You retired after 30 years with Ritz-Carlton and Capella. Why did you come out of retirement to work with Langham?

I met Dr Lo Ka-shui and he started talking about his vision for Langham. It was compelling. And talking with Dr Lo, I became consumed with what he saw Langham becoming.

How do you sum up that vision?

It was for Langham to be recognised as a leading hotel company around the world. We don’t have to be the biggest, but in every one of our brands we want to make sure that people look at it and say there’s something special about it.

Langham recently launched Cordis. How does the brand sit within the group?

Cordis was always designed to focus on well-being. It’s not just organic food and a yoga mat in your room; our sense of well-being has to do with being totally holistic, from food to exercise to socialising and being happy. We’ve just opened our second Cordis, in Shanghai Hongqiao.

Langham Hotels CEO - Robert Warman
Credit: Mike Pickles

How does the traveller today differ from 30 years ago?
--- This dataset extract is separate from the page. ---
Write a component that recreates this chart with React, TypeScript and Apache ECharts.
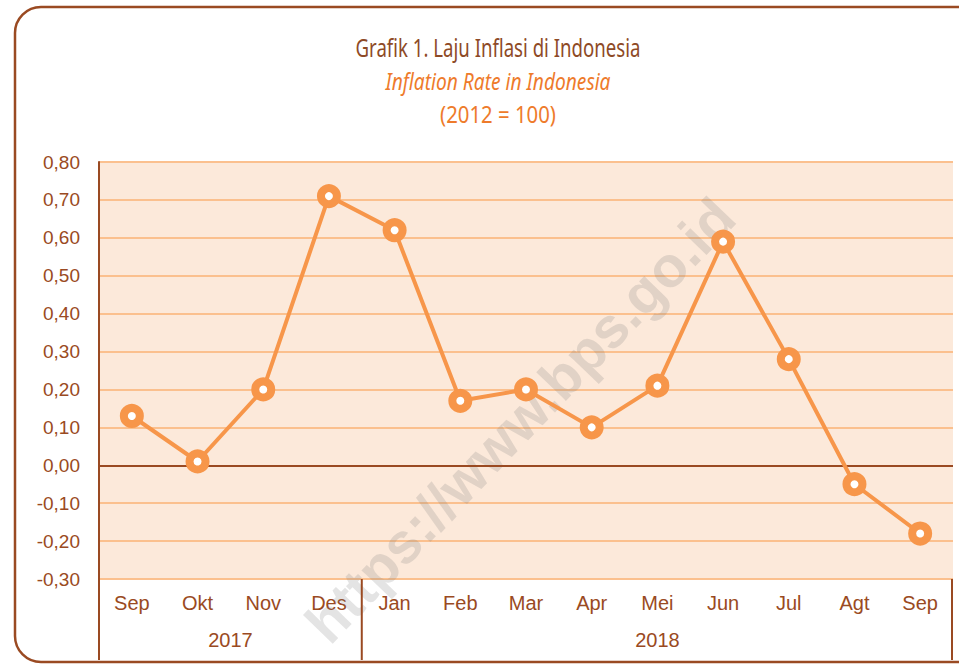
import React, { useEffect, useRef } from "react";
import * as echarts from "echarts";

const months = ["Sep", "Okt", "Nov", "Des", "Jan", "Feb", "Mar", "Apr", "Mei", "Jun", "Jul", "Agt", "Sep"];
const inflation = [0.13, 0.01, 0.2, 0.71, 0.62, 0.17, 0.2, 0.1, 0.21, 0.59, 0.28, -0.05, -0.18];
const years = ["2017", "2018"];
const yearSpans = [[0, 3], [4, 12]];
const titleLines = ["Grafik 1. Laju Inflasi di Indonesia", "Inflation Rate in Indonesia", "(2012 = 100)"];

const BROWN = "#9A4A22";
const ORANGE = "#F7964A";
const LABEL_FONT = "Liberation Sans, Arial, sans-serif";

function measure(text: string, font: string): number {
  const c = document.createElement("canvas").getContext("2d");
  if (!c) return 1;
  c.font = font;
  return c.measureText(text).width;
}

export default function App() {
  const ref = useRef<HTMLDivElement>(null);
  useEffect(() => {
    if (!ref.current) return;
    const chart = echarts.init(ref.current, null, { renderer: "svg" });
    const option: any = {
      animation: false,
      backgroundColor: "#ffffff",
      grid: {
        left: 99,
        right: 6,
        top: 162,
        bottom: 86,
        show: true,
        backgroundColor: "#FCE9DA",
        borderWidth: 0,
      },
      xAxis: {
        type: "category",
        data: months,
        boundaryGap: true,
        axisLine: { show: false },
        axisTick: { show: false },
        axisLabel: { color: BROWN, fontSize: 20, fontFamily: LABEL_FONT, margin: 14 },
      },
      yAxis: {
        type: "value",
        min: -0.3,
        max: 0.8,
        interval: 0.1,
        axisLine: { show: true, lineStyle: { color: BROWN, width: 2 } },
        axisTick: { show: false },
        splitLine: { lineStyle: { color: "#FBC08E", width: 2 } },
        axisLabel: {
          color: BROWN,
          fontSize: 19,
          fontFamily: LABEL_FONT,
          margin: 19,
          formatter: (v: number) => {
            const r = Math.round(v * 100) / 100;
            return (Math.abs(r) < 1e-9 ? 0 : r).toFixed(2).replace(".", ",");
          },
        },
      },
      series: [
        {
          type: "line",
          data: inflation,
          z: 5,
          lineStyle: { color: ORANGE, width: 4 },
          symbol: "circle",
          symbolSize: 16,
          itemStyle: { color: "#ffffff", borderColor: ORANGE, borderWidth: 8 },
          markLine: {
            silent: true,
            symbol: "none",
            label: { show: false },
            lineStyle: { color: BROWN, width: 2, type: "solid" },
            data: [{ yAxis: 0 }],
            z: 3,
          },
        },
      ],
    };
    chart.setOption(option);

    const graphics: any[] = [];
    graphics.push({
      type: "rect",
      shape: { x: 15, y: 7, width: 1000, height: 655, r: 26 },
      style: { fill: "none", stroke: BROWN, lineWidth: 2.5 },
      silent: true,
      z: 0,
    });
    const titleSpecs = [
      { font: "25px Noto Sans", family: "Noto Sans", size: 25, style: "normal", color: "#8E4A26", y: 47, w: 285 },
      { font: "italic 23px Noto Sans", family: "Noto Sans", size: 23, style: "italic", color: "#EE7B2B", y: 81, w: 225 },
      { font: "23px Noto Sans", family: "Noto Sans", size: 23, style: "normal", color: "#EE7B2B", y: 114, w: 116 },
    ];
    titleLines.forEach((t, i) => {
      const s = titleSpecs[i];
      const tw = measure(t, s.font);
      graphics.push({
        type: "text",
        x: 498,
        y: s.y,
        scaleX: s.w / tw,
        style: {
          text: t,
          fill: s.color,
          fontFamily: s.family,
          fontSize: s.size,
          fontStyle: s.style,
          align: "center",
          verticalAlign: "middle",
        },
        silent: true,
      });
    });
    // watermark
    graphics.push({
      type: "text",
      x: 520,
      y: 420,
      rotation: Math.PI / 4 + 0.02,
      style: {
        text: "https://www.bps.go.id",
        fill: "rgba(120,120,120,0.2)",
        font: "bold 57px Liberation Sans, Arial, sans-serif",
        align: "center",
        verticalAlign: "middle",
      },
      silent: true,
      z: 1,
    });
    const y0 = chart.convertToPixel({ yAxisIndex: 0 }, -0.3) as number;
    const step = (chart.convertToPixel({ xAxisIndex: 0 }, 1) as number) - (chart.convertToPixel({ xAxisIndex: 0 }, 0) as number);
    const xs = months.map((_, i) => chart.convertToPixel({ xAxisIndex: 0 }, i) as number);
    const sepX = [xs[0] - step / 2, xs[4] - step / 2, xs[12] + step / 2 - 1];
    sepX.forEach((x) => {
      graphics.push({
        type: "line",
        shape: { x1: x, y1: y0, x2: x, y2: y0 + 81 },
        style: { stroke: BROWN, lineWidth: 2 },
        silent: true,
        z: 2,
      });
    });
    years.forEach((yr, k) => {
      const [a, b] = yearSpans[k];
      graphics.push({
        type: "text",
        x: (xs[a] + xs[b]) / 2,
        y: y0 + 61,
        style: {
          text: yr,
          fill: BROWN,
          font: "20px Liberation Sans, Arial, sans-serif",
          align: "center",
          verticalAlign: "middle",
        },
        silent: true,
      });
    });
    chart.setOption({ graphic: graphics });
    return () => chart.dispose();
  }, []);
  return <div ref={ref} style={{ position: "fixed", left: 0, top: 0, width: 959, height: 665 }} />;
}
Most of today’s luxury consumers grew up having gone to a luxury hotel. Thirty years ago, that was not the case. So I think today’s customer doesn’t need to be overly serviced. They know we’re there to help them, and I think they want us to create a warm, relaxed, attentive yet unobtrusive experience. The other big part in what I call ‘service with poise’ is empowering our colleagues to take initiative and make each stay memorable for our guests. I think customers would like our colleagues to be able to just take care of what they want on the spot. So our job is to teach our colleagues what the customer wants and let them go deliver it.

What’s your view on the disruptive innovations in hotels, like Airbnb?

I think it’s important. If the consumer’s out buying a different product, there’s a reason for that. So we need to ask, ‘What does our customer want, and are we delivering something they want?’ Also, for many years in our industry you only heard the messages we wanted to hear. Today you can hear from the consumers themselves. Overall it’s made the industry better because it’s forced us from being an industry of perception to an industry of reality.

What’s going to define the industry in the future?

With China and India, we’re talking hundreds of millions more people travelling the world, and so I think we’re going to have to become much more global in our approach as a hotel. It’s going to change everything.